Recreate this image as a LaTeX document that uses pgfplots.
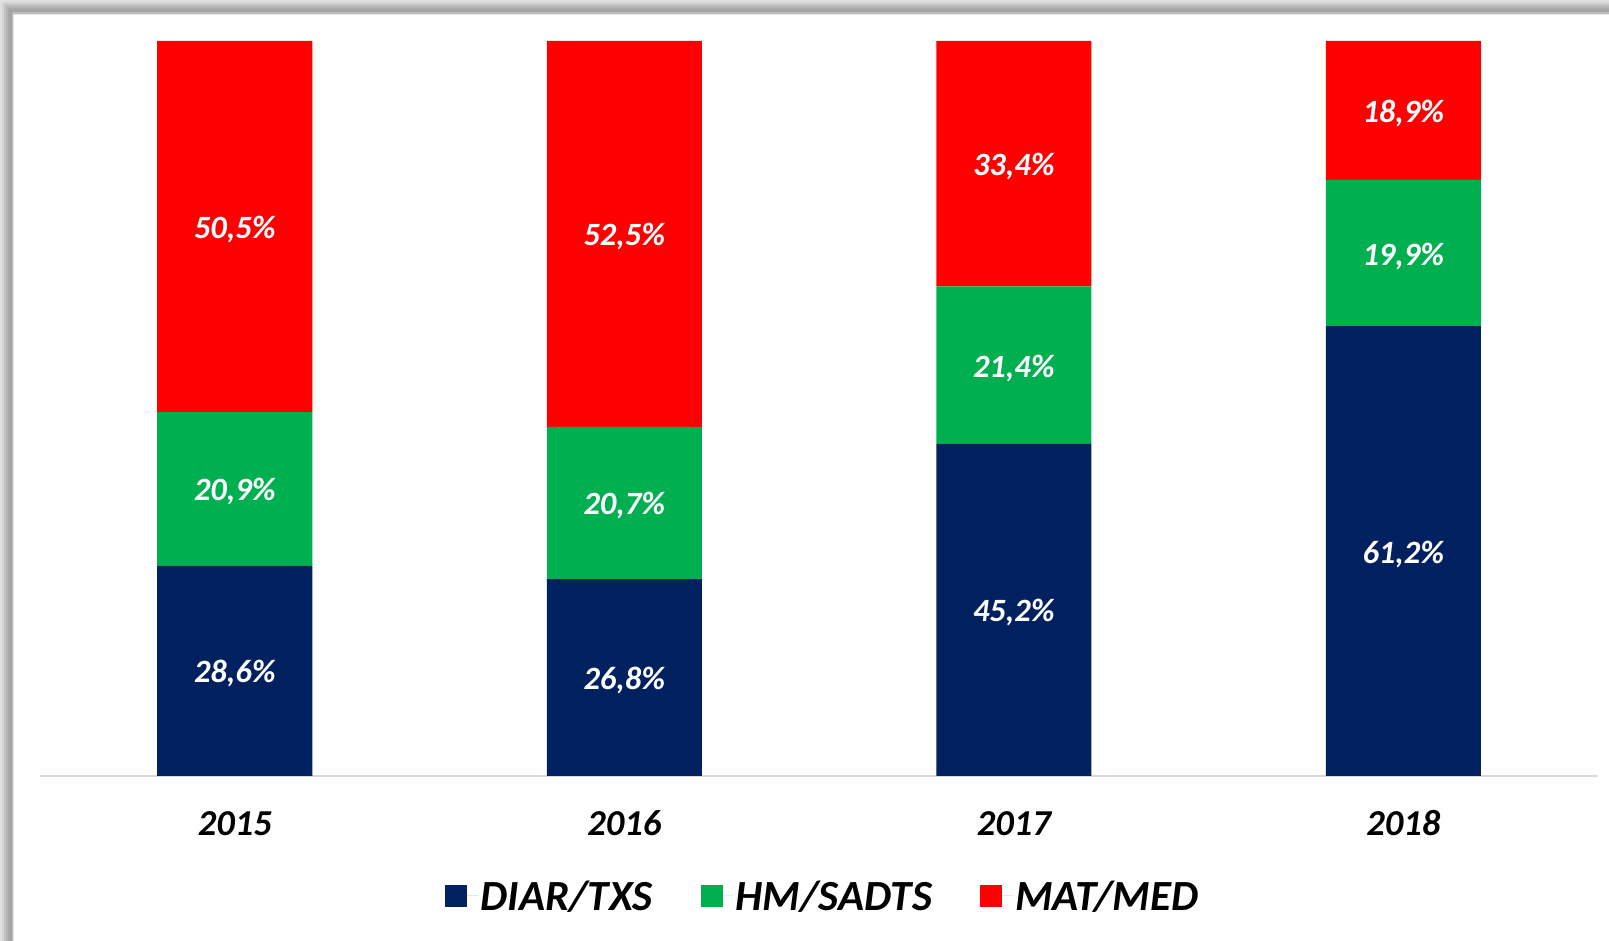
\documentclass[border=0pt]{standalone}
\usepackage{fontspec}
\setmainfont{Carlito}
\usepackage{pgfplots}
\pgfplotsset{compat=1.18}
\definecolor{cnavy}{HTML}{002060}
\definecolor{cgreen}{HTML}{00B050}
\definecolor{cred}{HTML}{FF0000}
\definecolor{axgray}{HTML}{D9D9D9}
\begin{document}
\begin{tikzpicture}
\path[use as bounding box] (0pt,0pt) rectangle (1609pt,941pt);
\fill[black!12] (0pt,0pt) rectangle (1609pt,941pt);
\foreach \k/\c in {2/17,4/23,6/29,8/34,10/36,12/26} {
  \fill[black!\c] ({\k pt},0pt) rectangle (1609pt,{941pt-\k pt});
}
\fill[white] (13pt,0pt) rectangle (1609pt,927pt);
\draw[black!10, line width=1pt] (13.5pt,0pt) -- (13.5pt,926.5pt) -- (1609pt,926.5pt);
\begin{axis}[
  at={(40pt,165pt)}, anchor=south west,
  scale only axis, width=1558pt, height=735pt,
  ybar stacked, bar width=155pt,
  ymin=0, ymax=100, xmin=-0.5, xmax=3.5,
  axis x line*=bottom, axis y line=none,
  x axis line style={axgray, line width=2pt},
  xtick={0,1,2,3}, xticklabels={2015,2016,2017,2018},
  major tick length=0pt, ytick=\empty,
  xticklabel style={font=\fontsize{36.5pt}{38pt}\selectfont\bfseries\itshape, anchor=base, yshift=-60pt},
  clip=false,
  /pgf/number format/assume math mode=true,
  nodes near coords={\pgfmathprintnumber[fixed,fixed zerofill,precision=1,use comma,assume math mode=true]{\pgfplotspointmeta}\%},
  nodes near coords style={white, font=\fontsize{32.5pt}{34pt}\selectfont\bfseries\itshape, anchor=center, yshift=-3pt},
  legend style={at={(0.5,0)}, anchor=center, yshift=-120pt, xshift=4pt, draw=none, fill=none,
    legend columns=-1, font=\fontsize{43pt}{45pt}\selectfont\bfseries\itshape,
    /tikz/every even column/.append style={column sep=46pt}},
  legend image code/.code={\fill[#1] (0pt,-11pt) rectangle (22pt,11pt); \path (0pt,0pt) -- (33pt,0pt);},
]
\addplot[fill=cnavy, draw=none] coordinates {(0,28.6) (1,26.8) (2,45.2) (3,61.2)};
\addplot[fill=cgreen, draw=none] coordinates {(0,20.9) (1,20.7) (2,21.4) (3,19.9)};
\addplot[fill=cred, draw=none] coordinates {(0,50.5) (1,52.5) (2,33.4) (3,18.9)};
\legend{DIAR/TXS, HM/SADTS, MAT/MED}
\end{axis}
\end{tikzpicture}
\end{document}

The request> Reproduce each line word for word and drop the pictures.

Correct output>
Recreate this image as a LaTeX document that uses pgfplots.
\documentclass[border=0pt]{standalone}
\usepackage{fontspec}
\setmainfont{Carlito}
\usepackage{pgfplots}
\pgfplotsset{compat=1.18}
\definecolor{cnavy}{HTML}{002060}
\definecolor{cgreen}{HTML}{00B050}
\definecolor{cred}{HTML}{FF0000}
\definecolor{axgray}{HTML}{D9D9D9}
\begin{document}
\begin{tikzpicture}
\path[use as bounding box] (0pt,0pt) rectangle (1609pt,941pt);
\fill[black!12] (0pt,0pt) rectangle (1609pt,941pt);
\foreach \k/\c in {2/17,4/23,6/29,8/34,10/36,12/26} {
  \fill[black!\c] ({\k pt},0pt) rectangle (1609pt,{941pt-\k pt});
}
\fill[white] (13pt,0pt) rectangle (1609pt,927pt);
\draw[black!10, line width=1pt] (13.5pt,0pt) -- (13.5pt,926.5pt) -- (1609pt,926.5pt);
\begin{axis}[
  at={(40pt,165pt)}, anchor=south west,
  scale only axis, width=1558pt, height=735pt,
  ybar stacked, bar width=155pt,
  ymin=0, ymax=100, xmin=-0.5, xmax=3.5,
  axis x line*=bottom, axis y line=none,
  x axis line style={axgray, line width=2pt},
  xtick={0,1,2,3}, xticklabels={2015,2016,2017,2018},
  major tick length=0pt, ytick=\empty,
  xticklabel style={font=\fontsize{36.5pt}{38pt}\selectfont\bfseries\itshape, anchor=base, yshift=-60pt},
  clip=false,
  /pgf/number format/assume math mode=true,
  nodes near coords={\pgfmathprintnumber[fixed,fixed zerofill,precision=1,use comma,assume math mode=true]{\pgfplotspointmeta}\%},
  nodes near coords style={white, font=\fontsize{32.5pt}{34pt}\selectfont\bfseries\itshape, anchor=center, yshift=-3pt},
  legend style={at={(0.5,0)}, anchor=center, yshift=-120pt, xshift=4pt, draw=none, fill=none,
    legend columns=-1, font=\fontsize{43pt}{45pt}\selectfont\bfseries\itshape,
    /tikz/every even column/.append style={column sep=46pt}},
  legend image code/.code={\fill[#1] (0pt,-11pt) rectangle (22pt,11pt); \path (0pt,0pt) -- (33pt,0pt);},
]
\addplot[fill=cnavy, draw=none] coordinates {(0,28.6) (1,26.8) (2,45.2) (3,61.2)};
\addplot[fill=cgreen, draw=none] coordinates {(0,20.9) (1,20.7) (2,21.4) (3,19.9)};
\addplot[fill=cred, draw=none] coordinates {(0,50.5) (1,52.5) (2,33.4) (3,18.9)};
\legend{DIAR/TXS, HM/SADTS, MAT/MED}
\end{axis}
\end{tikzpicture}
\end{document}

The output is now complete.